South Carolina’s death penalty is being reviewed this week in a Richland County Circuit Court. Attorneys representing four inmates on death row claim that the methods of execution — firing squad and electric chair — are unconstitutional.
Meanwhile, a South Carolina inmate who was convicted for the murder of four people has been taken off of death row after a federal court appeals case. The court ruled the judge who convicted him did not take into account his mental illness and early childhood trauma. His leaving cuts the prisoners on death row nearly in half since 2011, S.C.’s last execution.
In other headlines:
Cunningham picks S.C.’s first female pilot as running mate. Democratic gubernatorial candidate Joe Cunningham picked South Carolina’s first female pilot and Columbia attorney Tally Parham Casey as his running mate against incumbent Gov. Henry McMaster. Casey, who is a Greenville native, said she wants to be a “champion for women” and fight for safe abortion access as Lieutenant Governor.

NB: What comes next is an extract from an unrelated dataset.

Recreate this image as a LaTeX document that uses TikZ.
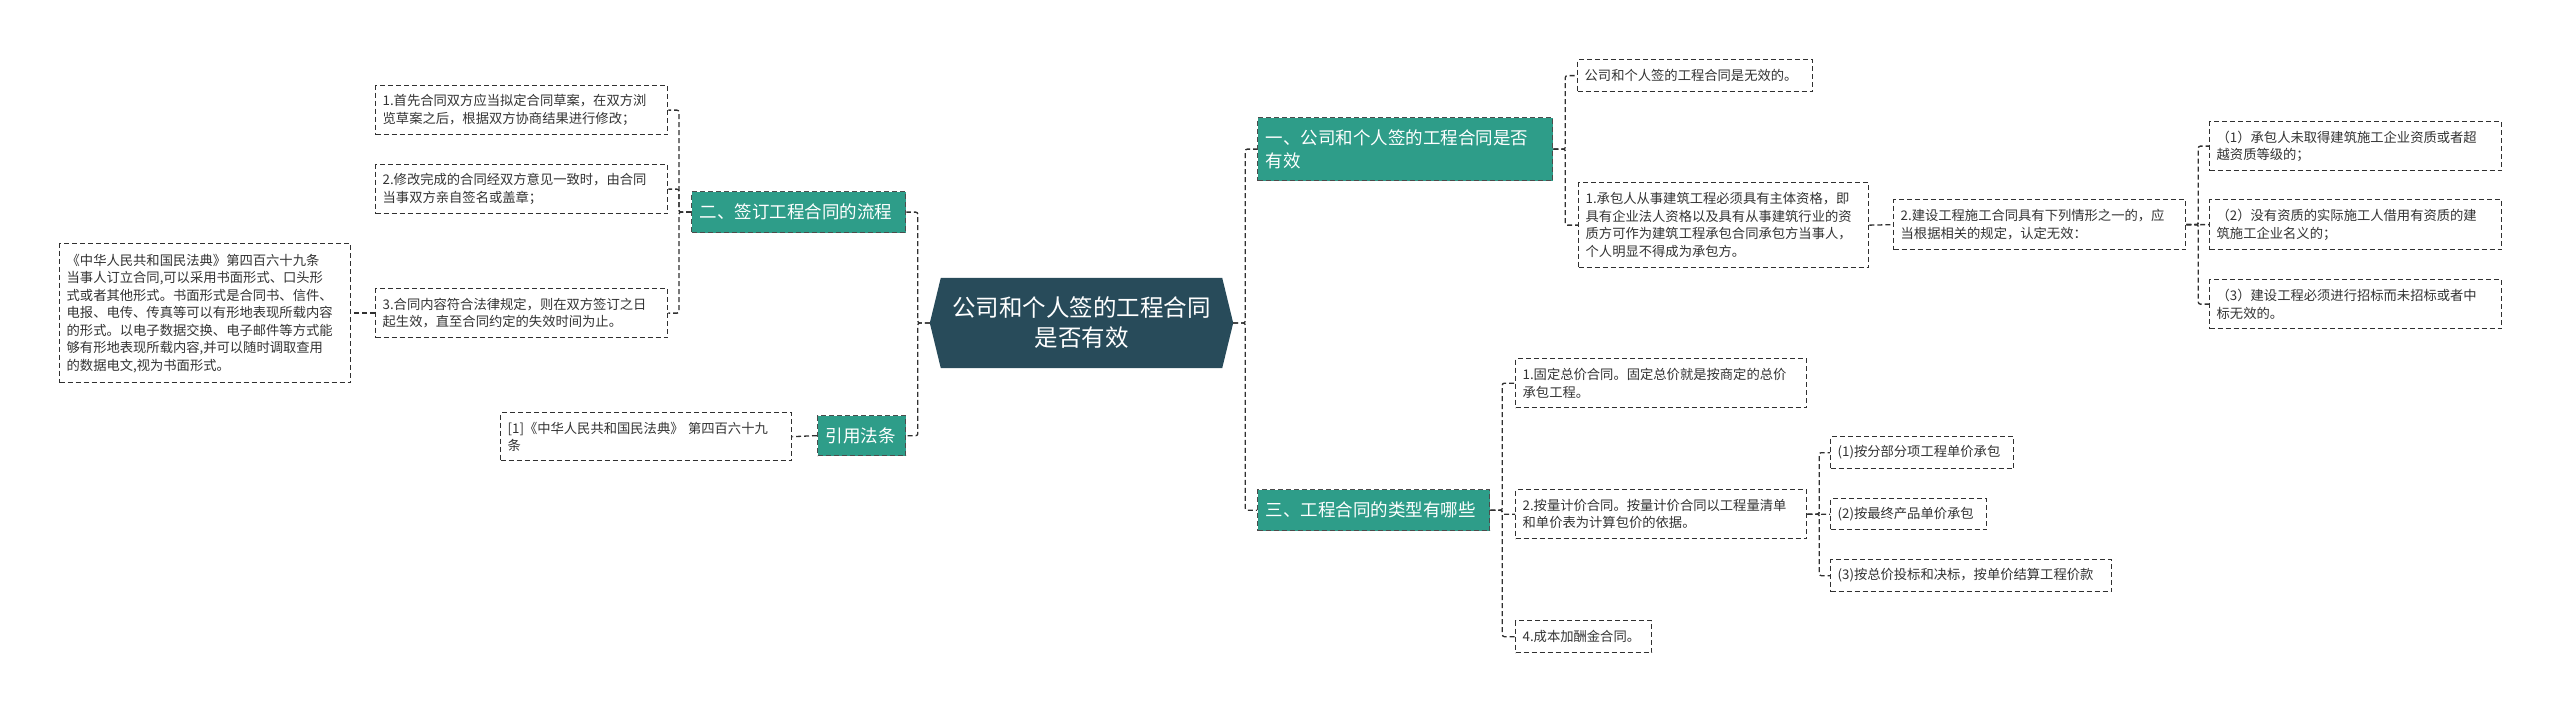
\documentclass[tikz,border=0pt]{standalone}
\usepackage{fontspec}
\setmainfont{Noto Sans CJK SC}
\usetikzlibrary{					% bibliotheken
positioning,
backgrounds,
calc
}
\definecolor{kopf}{HTML}{284B5A}
\definecolor{zweig}{HTML}{2E9D89}
\definecolor{linie}{HTML}{303030}
\definecolor{schrift}{HTML}{333333}

\tikzset{
link/.style={draw=linie, line width=1.3pt, dash pattern=on 5pt off 3pt, rounded corners=2pt},
blatt/.style={draw=linie, line width=1.3pt, dash pattern=on 5pt off 3pt, fill=white, text=schrift,
  anchor=north west, align=left, inner xsep=7pt, inner ysep=0pt,
  font=\fontsize{13.3}{17.5}\selectfont, minimum height=49pt},
ast/.style={draw=black!70, line width=1.3pt, dash pattern=on 5pt off 3pt, fill=zweig, text=white,
  anchor=north west, align=left, inner xsep=8pt, inner ysep=0pt,
  font=\fontsize{17.5}{23}\selectfont, minimum height=41pt},
wurzel/.style={text=white, align=center, inner sep=0pt, minimum width=303pt, minimum height=90pt,
  font=\fontsize{23.5}{30}\selectfont}
}

\begin{document}
\begin{tikzpicture}[x=1pt, y=-1pt]
\useasboundingbox (0,0) rectangle (2560,711);

\node[wurzel] (root) at (1081.5,323) {公司和个人签的工程合同\\是否有效};
\begin{scope}[on background layer]
\fill[kopf] (root.west) -- ([xshift=11pt]root.north west) -- ([xshift=-11pt]root.north east) -- (root.east)
  -- ([xshift=-11pt]root.south east) -- ([xshift=11pt]root.south west) -- cycle;
\end{scope}

% links
\node[ast, text width=198pt] (flow) at (691,191) {二、签订工程合同的流程};
\node[ast, text width=72pt, minimum height=40pt] (cite) at (817,415) {引用法条};

\node[blatt, text width=278pt] (a1) at (375,85) {1.首先合同双方应当拟定合同草案，在双方浏\\览草案之后，根据双方协商结果进行修改；};
\node[blatt, text width=278pt] (a2) at (375,164) {2.修改完成的合同经双方意见一致时，由合同\\当事双方亲自签名或盖章；};
\node[blatt, text width=278pt] (a3) at (375,288) {3.合同内容符合法律规定，则在双方签订之日\\起生效，直至合同约定的失效时间为止。};
\node[blatt, text width=277pt, minimum height=139pt] (law) at (59,243) {《中华人民共和国民法典》第四百六十九条\\当事人订立合同,可以采用书面形式、口头形\\式或者其他形式。书面形式是合同书、信件、\\电报、电传、传真等可以有形地表现所载内容\\的形式。以电子数据交换、电子邮件等方式能\\够有形地表现所载内容,并可以随时调取查用\\的数据电文,视为书面形式。};
\node[blatt, text width=277pt, minimum height=48pt] (ref) at (500,412) {[1]《中华人民共和国民法典》 第四百六十九\\条};

% rechts
\node[ast, text width=279pt, minimum height=63pt] (n1) at (1257,117) {一、公司和个人签的工程合同是否\\有效};
\node[ast, text width=216pt] (n3) at (1257,489) {三、工程合同的类型有哪些};

\node[blatt, text width=221pt, minimum height=32pt] (b0) at (1577,59) {公司和个人签的工程合同是无效的。};
\node[blatt, text width=276pt, minimum height=85pt] (b1) at (1578,182) {1.承包人从事建筑工程必须具有主体资格，即\\具有企业法人资格以及具有从事建筑行业的资\\质方可作为建筑工程承包合同承包方当事人，\\个人明显不得成为承包方。};
\node[blatt, text width=278pt, minimum height=50pt] (b2) at (1893,199) {2.建设工程施工合同具有下列情形之一的，应\\当根据相关的规定，认定无效：};

\node[blatt, text width=278pt] (c1) at (2209,121) {（1）承包人未取得建筑施工企业资质或者超\\越资质等级的；};
\node[blatt, text width=278pt, minimum height=50pt] (c2) at (2209,199) {（2）没有资质的实际施工人借用有资质的建\\筑施工企业名义的；};
\node[blatt, text width=278pt] (c3) at (2209,279) {（3）建设工程必须进行招标而未招标或者中\\标无效的。};

\node[blatt, text width=277pt] (d1) at (1515,358) {1.固定总价合同。固定总价就是按商定的总价\\承包工程。};
\node[blatt, text width=277pt] (d2) at (1515,489) {2.按量计价合同。按量计价合同以工程量清单\\和单价表为计算包价的依据。};
\node[blatt, text width=122pt, minimum height=32pt] (d4) at (1515,620) {4.成本加酬金合同。};

\node[blatt, text width=169pt, minimum height=32pt] (e1) at (1830,436) {(1)按分部分项工程单价承包};
\node[blatt, text width=142pt, minimum height=31pt] (e2) at (1830,498) {(2)按最终产品单价承包};
\node[blatt, text width=267pt, minimum height=32pt] (e3) at (1830,559) {(3)按总价投标和决标，按单价结算工程价款};

% verbindungen links
\draw[link] (root.west) -- ++(-12,0) |- (flow.east);
\draw[link] (root.west) -- ++(-12,0) |- (cite.east);
\foreach \n in {a1,a2,a3}
{   \draw[link] (flow.west) -- ++(-12,0) |- (\n.east);
}
\draw[link] (a3.west) -- (law.east);
\draw[link] (cite.west) -- (ref.east);

% verbindungen rechts
\foreach \n in {n1,n3}
{   \draw[link] (root.east) -- ++(12,0) |- (\n.west);
}
\foreach \n in {b0,b1}
{   \draw[link] (n1.east) -- ++(12,0) |- (\n.west);
}
\draw[link] (b1.east) -- (b2.west);
\foreach \n in {c1,c2,c3}
{   \draw[link] (b2.east) -- ++(12,0) |- (\n.west);
}
\foreach \n in {d1,d2,d4}
{   \draw[link] (n3.east) -- ++(12,0) |- (\n.west);
}
\foreach \n in {e1,e2,e3}
{   \draw[link] (d2.east) -- ++(12,0) |- (\n.west);
}
\end{tikzpicture}
\end{document}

SCDOT wants public input on Long Point Road project. The state’s Department of Transportation is planning the Long Point Road Interchange Improvement Project, which is designed to ease traffic congestion in the area. SCDOT will host a meeting Tuesday night, seeking public input as they reveal the proposal.

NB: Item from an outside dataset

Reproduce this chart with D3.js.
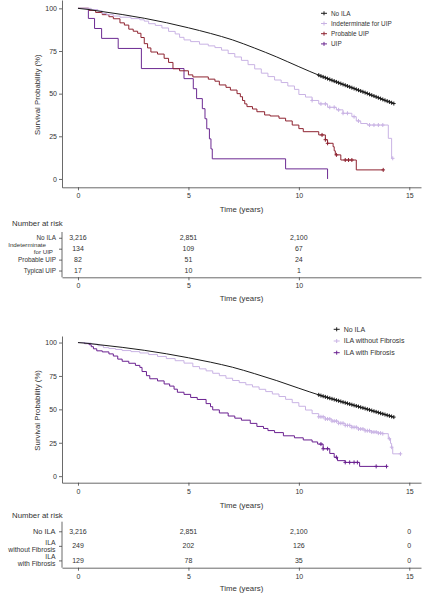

Goose Creek fire department faces staffing crisis, low morale. The city of Goose Creek is short 20 firefighters, according to a group representing the city’s firefighters. The result brings low morale to current firefighters because they feel overworked and concerned for the citizens of Goose Creek.

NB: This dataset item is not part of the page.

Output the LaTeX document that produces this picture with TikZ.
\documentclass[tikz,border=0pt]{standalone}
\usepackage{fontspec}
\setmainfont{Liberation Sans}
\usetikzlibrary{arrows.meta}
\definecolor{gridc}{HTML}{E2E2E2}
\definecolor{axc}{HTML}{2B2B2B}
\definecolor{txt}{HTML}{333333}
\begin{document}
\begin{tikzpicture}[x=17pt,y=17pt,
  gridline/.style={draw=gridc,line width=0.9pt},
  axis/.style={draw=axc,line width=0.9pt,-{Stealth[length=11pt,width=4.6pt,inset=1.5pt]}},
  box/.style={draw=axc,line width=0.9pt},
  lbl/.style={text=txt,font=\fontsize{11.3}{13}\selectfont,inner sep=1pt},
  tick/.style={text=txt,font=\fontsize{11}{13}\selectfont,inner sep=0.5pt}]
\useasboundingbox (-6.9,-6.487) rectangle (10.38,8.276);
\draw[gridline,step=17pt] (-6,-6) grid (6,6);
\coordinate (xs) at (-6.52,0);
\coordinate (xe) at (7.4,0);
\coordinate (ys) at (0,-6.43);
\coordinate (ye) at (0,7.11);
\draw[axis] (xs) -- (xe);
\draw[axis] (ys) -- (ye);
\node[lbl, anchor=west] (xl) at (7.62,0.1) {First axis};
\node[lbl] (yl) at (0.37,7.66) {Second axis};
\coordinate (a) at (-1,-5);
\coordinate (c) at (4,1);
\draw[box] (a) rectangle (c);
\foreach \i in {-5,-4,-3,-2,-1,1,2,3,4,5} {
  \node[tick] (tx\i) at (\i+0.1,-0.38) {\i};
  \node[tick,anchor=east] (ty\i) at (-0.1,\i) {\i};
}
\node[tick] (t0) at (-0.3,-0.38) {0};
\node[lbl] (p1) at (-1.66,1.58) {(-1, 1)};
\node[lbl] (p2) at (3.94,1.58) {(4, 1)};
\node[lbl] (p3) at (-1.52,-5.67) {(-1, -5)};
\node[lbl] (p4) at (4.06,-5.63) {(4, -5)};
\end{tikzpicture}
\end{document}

S.C. can no longer use debt collectors for unpaid lunches. The S.C. General Assembly passed a law earlier this year to prevent schools from using debt collectors to collect unpaid lunches from students. The bill passed unanimously through the House and Senate, and was signed by Gov. Henry McMaster in May. Many parents see this as a win for struggling families who did not qualify for free or reduced lunches.
U.S. drone kills al-Qaeda leader. American intelligence found Ayman al-Zawahari hiding out in Kabul, Afghanistan. President Joe Biden calls it “justice” for the events of Sept. 11, 2001. Al-Zawahari is believed to be a key plotter in the Sept. 11 attacks.